• RECORDS TO USE:
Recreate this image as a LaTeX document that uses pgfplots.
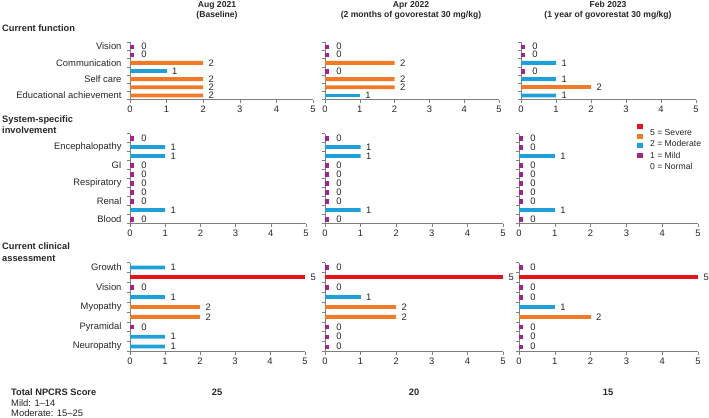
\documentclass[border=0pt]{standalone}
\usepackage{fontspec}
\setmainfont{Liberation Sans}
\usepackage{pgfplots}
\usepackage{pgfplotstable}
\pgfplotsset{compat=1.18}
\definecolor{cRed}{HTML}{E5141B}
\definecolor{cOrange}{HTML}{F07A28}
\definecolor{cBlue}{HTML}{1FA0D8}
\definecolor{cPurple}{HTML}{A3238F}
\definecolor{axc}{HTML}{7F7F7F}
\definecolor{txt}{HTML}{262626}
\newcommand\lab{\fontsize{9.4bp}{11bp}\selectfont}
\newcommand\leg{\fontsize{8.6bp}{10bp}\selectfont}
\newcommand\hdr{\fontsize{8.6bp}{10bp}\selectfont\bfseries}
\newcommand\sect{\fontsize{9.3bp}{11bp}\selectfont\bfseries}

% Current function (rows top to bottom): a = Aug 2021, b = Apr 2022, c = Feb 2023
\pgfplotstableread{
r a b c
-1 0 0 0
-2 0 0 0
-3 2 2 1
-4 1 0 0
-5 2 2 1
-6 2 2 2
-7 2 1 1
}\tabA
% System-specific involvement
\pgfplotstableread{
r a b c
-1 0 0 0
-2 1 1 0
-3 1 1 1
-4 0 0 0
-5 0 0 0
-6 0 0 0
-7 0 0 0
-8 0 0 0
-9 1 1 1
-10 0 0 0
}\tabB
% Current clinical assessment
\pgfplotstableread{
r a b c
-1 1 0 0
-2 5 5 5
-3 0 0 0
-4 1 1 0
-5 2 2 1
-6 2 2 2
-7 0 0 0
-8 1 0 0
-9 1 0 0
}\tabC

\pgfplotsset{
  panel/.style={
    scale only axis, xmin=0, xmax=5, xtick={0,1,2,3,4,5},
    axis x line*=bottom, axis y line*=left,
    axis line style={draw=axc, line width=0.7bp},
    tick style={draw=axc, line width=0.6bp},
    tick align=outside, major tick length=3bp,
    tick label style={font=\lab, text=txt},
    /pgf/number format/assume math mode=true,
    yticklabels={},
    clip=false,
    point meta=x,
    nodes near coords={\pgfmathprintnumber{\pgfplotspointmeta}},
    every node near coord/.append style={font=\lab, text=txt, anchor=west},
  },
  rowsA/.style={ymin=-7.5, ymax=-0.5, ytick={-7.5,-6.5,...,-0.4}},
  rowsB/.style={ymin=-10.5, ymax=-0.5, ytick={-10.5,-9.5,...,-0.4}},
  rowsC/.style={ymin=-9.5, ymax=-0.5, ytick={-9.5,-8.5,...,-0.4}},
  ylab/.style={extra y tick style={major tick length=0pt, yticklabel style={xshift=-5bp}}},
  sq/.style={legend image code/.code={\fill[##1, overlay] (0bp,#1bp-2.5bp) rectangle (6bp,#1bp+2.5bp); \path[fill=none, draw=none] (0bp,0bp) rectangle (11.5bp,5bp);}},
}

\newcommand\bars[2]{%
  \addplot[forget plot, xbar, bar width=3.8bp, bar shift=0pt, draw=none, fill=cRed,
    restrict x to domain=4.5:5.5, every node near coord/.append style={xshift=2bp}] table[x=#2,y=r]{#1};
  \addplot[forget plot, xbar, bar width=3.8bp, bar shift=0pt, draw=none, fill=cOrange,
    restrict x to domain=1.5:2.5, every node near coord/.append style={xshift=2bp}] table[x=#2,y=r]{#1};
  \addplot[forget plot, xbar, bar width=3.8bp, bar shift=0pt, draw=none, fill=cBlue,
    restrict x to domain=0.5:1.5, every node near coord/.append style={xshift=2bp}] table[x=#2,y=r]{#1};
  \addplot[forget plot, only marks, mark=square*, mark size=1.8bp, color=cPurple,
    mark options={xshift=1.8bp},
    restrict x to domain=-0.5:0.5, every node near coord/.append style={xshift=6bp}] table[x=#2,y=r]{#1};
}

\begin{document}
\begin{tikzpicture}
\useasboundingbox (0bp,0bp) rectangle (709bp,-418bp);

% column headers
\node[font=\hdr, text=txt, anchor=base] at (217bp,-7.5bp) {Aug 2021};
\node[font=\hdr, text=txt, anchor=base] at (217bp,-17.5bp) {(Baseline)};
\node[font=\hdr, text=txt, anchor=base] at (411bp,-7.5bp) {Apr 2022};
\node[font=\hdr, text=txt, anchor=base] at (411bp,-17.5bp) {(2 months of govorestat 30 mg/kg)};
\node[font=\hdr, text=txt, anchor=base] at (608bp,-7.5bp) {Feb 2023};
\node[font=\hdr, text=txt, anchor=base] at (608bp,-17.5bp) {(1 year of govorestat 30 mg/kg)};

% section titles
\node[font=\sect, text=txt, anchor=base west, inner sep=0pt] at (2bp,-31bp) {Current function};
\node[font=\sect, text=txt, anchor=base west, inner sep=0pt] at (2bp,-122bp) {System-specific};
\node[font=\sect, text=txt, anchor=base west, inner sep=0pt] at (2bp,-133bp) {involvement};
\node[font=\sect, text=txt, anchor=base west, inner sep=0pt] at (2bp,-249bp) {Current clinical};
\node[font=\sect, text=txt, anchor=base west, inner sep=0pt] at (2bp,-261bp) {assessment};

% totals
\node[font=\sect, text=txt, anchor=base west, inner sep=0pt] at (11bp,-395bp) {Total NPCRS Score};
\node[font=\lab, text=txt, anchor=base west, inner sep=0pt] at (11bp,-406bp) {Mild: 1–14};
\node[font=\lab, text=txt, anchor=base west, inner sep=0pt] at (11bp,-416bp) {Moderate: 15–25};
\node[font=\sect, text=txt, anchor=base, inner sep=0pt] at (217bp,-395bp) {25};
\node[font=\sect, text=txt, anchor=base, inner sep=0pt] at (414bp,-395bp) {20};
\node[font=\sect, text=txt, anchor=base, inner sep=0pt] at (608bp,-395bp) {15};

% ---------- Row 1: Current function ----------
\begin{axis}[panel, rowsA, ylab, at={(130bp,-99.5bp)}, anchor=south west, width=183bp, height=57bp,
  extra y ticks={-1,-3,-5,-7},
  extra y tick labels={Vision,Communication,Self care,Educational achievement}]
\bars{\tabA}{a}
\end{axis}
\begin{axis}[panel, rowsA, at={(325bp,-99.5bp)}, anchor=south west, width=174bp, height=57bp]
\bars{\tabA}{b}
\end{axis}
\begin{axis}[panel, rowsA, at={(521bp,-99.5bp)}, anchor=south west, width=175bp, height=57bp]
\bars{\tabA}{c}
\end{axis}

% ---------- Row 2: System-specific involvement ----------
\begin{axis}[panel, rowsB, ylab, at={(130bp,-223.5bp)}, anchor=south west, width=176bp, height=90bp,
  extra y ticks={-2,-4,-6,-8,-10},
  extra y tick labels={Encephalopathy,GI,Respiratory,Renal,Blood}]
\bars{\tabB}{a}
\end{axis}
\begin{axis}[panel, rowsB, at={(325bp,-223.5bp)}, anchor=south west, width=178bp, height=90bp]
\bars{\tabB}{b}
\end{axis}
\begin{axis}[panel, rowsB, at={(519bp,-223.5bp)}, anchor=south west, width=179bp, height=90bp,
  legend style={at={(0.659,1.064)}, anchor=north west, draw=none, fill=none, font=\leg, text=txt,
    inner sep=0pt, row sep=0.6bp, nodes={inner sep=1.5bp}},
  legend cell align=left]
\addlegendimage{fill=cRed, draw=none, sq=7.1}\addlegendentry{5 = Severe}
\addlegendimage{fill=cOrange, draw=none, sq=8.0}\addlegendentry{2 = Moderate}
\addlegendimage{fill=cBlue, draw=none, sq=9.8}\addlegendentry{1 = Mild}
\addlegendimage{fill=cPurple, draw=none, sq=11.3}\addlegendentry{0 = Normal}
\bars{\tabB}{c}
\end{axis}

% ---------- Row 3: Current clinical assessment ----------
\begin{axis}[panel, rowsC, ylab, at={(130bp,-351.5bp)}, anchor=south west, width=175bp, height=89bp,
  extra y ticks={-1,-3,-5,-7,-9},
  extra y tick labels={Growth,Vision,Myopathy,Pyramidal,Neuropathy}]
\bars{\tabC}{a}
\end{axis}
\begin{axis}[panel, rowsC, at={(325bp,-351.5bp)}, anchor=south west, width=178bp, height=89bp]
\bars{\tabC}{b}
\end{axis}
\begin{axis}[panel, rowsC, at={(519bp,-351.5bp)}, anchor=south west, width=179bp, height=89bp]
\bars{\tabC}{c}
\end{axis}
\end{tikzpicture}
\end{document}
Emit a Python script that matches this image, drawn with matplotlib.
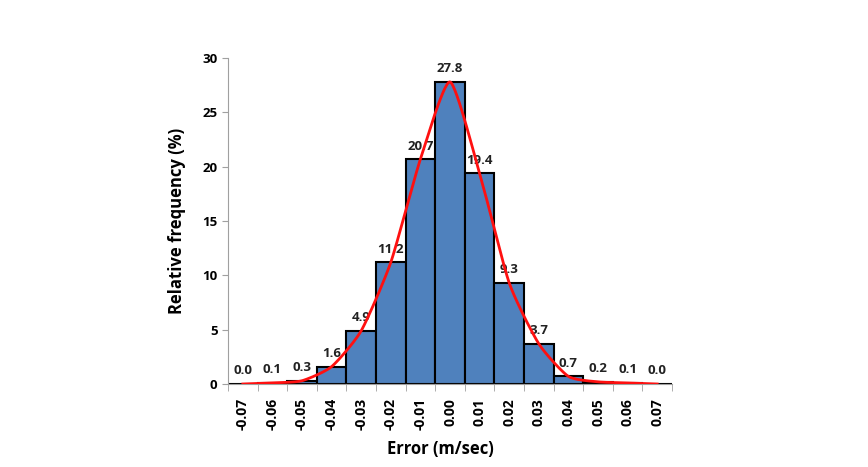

• CHALLENGE: Only the number is needed here: how many lines of the records contain "that"?

• CORRECT RESPONSE: 2